Edito

Après dix semaines d’attente, nous avons enfin un nouveau gouvernement ! Élaboré dans la douleur par Michel Barnier, celui-ci est clairement marqué par la droite libérale et conservatrice, avec Bruno Retailleau (LR) en tête de proue d’une équipe qui a peu d’expérience ministérielle et quasi inconnue du grand public. 

Côté transformation écologique, qu’en attendre ? On a beaucoup mis en avant l’expérience de ministre de l’Environnement de Michel Barnier lors de sa nomination mais cela se retrouve-t-il dans la composition du gouvernement ? Agnès Pannier-Runacher prend la tête d’un ministère au nom à rallonge : Ministère de la transition écologique, de l’énergie, du climat et de la prévention des risques. 

« Mais derrière ce nom, une cruelle réalité : c’est le périmètre ministériel le plus restreint depuis… Jean-Louis Borloo (soit plus de 15 ans) ! », note Marine Braud qui a travaillé dans de nombreux cabinets des différents ministères de l’Environnement dans un post LinkedIn. De fait, si l’énergie revient dans le giron du ministère (avec un ministère délégué dédié dirigé par Olga Givernet) et que la prévention des risques fait son apparition, les transports, le logement et la biodiversité en sortent, avec la mer et les forêts qui filent à l’Agriculture. « Autant dire que la nouvelle ministre n’aura la main sur quasiment aucune des politiques sectorielles nécessaires à la transition » souligne-t-elle. Autre point noir : le ministère perd le lien avec les collectivités, « alors que la territorialisation de la planification écologique est un enjeu essentiel »

C’est d’autant plus problématique que le secrétariat à la planification écologique (SGPE) perd officiellement du terrain après avoir été délaissé par le gouvernement Attal. Et que l’on attend le troisième plan nation d’adaptation au changement climatique, sans cesse repoussé depuis des mois…

Agnès Pannier-Runacher, qui dit vouloir porter une écologie « ambitieuse » et « populaire », aura notamment à travailler avec le nouveau ministre de l’Economie, Antoine Armand.
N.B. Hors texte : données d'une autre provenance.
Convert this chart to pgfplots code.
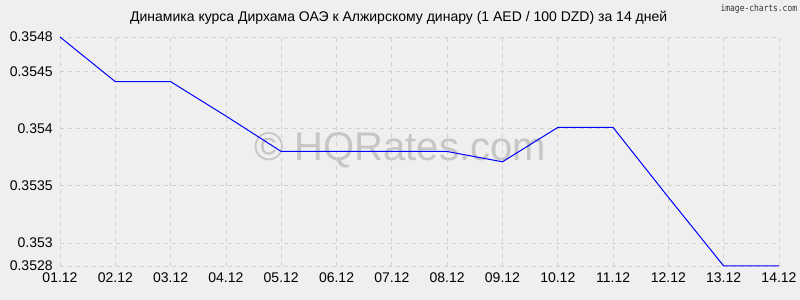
\documentclass[border=0pt]{standalone}
\usepackage{pgfplots}
\pgfplotsset{compat=1.18}
\usepackage{fontspec}
\setmainfont{Liberation Sans}
\newfontfamily\monofont{DejaVu Sans Mono}
\definecolor{bg}{HTML}{EFEFEF}
\definecolor{gridc}{HTML}{D0D0D0}
\definecolor{wm}{HTML}{C6C6C6}
\begin{document}
\begin{tikzpicture}
\fill[bg] (0,0) rectangle (600pt,225pt);
\useasboundingbox (0,0) rectangle (600pt,225pt);
\node[font=\fontsize{10.5}{12}\selectfont, anchor=center] at (299pt,211.5pt) {Динамика курса Дирхама ОАЭ к Алжирскому динару (1 AED / 100 DZD) за 14 дней};
\node[font=\monofont\fontsize{7}{8}\selectfont, text=black!80, anchor=north east, inner sep=0pt] at (598pt,222pt) {\scalebox{0.85}[1]{image-charts.com}};
\node[font=\fontsize{30}{32}\selectfont, text=wm, anchor=center] at (300pt,112pt) {© HQRates.com};
\begin{axis}[
  scale only axis,
  width=539.25pt, height=171.75pt,
  at={(45pt,25.5pt)}, anchor=south west,
  xmin=0, xmax=13, ymin=0.3528, ymax=0.3548,
  xtick={0,...,13},
  xticklabels={01.12,02.12,03.12,04.12,05.12,06.12,07.12,08.12,09.12,10.12,11.12,12.12,13.12,14.12},
  ytick={0.3528,0.353,0.3535,0.354,0.3545,0.3548},
  yticklabels={0.3528,0.353,0.3535,0.354,0.3545,0.3548},
  scaled y ticks=false,
  axis line style={draw=none},
  major tick length=0pt,
  grid=major,
  major grid style={gridc, dash pattern=on 3pt off 3pt, line width=0.6pt},
  ticklabel style={font=\fontsize{10.5}{12}\selectfont},
  yticklabel style={xshift=-2pt},
  xticklabel style={yshift=-1.5pt},
  /pgf/number format/assume math mode=true,
  clip=false,
]
\addplot[color=blue, line width=0.75pt, mark=none] coordinates {
(0,0.35480) (1,0.35441) (2,0.35441) (3,0.35411) (4,0.35380) (5,0.35380) (6,0.35380) (7,0.35380) (8,0.35371) (9,0.35401) (10,0.35401) (11,0.35340) (12,0.35280) (13,0.35280)
};
\end{axis}
\end{tikzpicture}
\end{document}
Dans une interview au JDD, celui-ci à assuré qu’il ne serait pas le ministre du « sous-investissement dans notre avenir économique et écologique ». Leur duo est notamment attendu par le secteur de l’énergie. 

La personnalité d’Agnès Pannier-Runacher, qui défend une « écologie de progrès » est loin de faire l’unanimité auprès de la sphère écologiste. Dans un communiqué Greenpeace rappelle notamment ses potentiels conflits d’intérêts, notamment avec le secteur des énergies fossiles (via la société Arjunem et Perenco) et sa position clairement pro-nucléaire. Quant au choix d’Annie Genevard au ministère de l’Agriculture, il inquiète les associations qui soulignent sa faible expérience du sujet et ses prises de position en faveur des lobbies agricoles. 

Bref, pour Greenpeace, c’est un « gouvernement à rebours de la démocratie, de l’écologie et du social » qui prend ses fonctions. Côté social, le gouvernement semble vouloir apaiser les craintes à gauche. Michel Barnier a promis de « prendre le temps d’améliorer la réforme des retraites » avec les partenaires sociaux et Antoine Armand a mis le dossier « salaire décent » sur la table. Et un ministère de l’Economie sociale et solidaire (ESS) a été créé, directement rattaché à Bercy. On attend aussi de voir quelle sera la position de la nouvelle ministre du Travail, Astrid Panosyan-Bouvet, sur les questions d’emplois, elle qui a montré son opposition à la réforme de l’assurance chômage. Reste que les syndicats accueillent pour le moins fraîchement le nouvel exécutif et l’attendent au tournant tant les questions sociales sont cruciales dans un contexte d’austérité budgétaire et de montée de la précarité, des inégalités et de la pauvreté. Le patronat, qui avait manifesté sa farouche opposition au NFP lors de sa rencontre annuelle (REF), est lui rassuré par la couleur libérale du gouvernement…

En attendant d’en savoir un peu plus sur le cap et la vision de la transition écologique et sociale de ce dernier, il lui faudra déjà passer sous les fourches caudines de l’Assemblée nationale où le Premier Ministre devra faire son discours de politique générale le 1er octobre, déjà sous le coup d’une motion de censure portée par le Nouveau Front Populaire.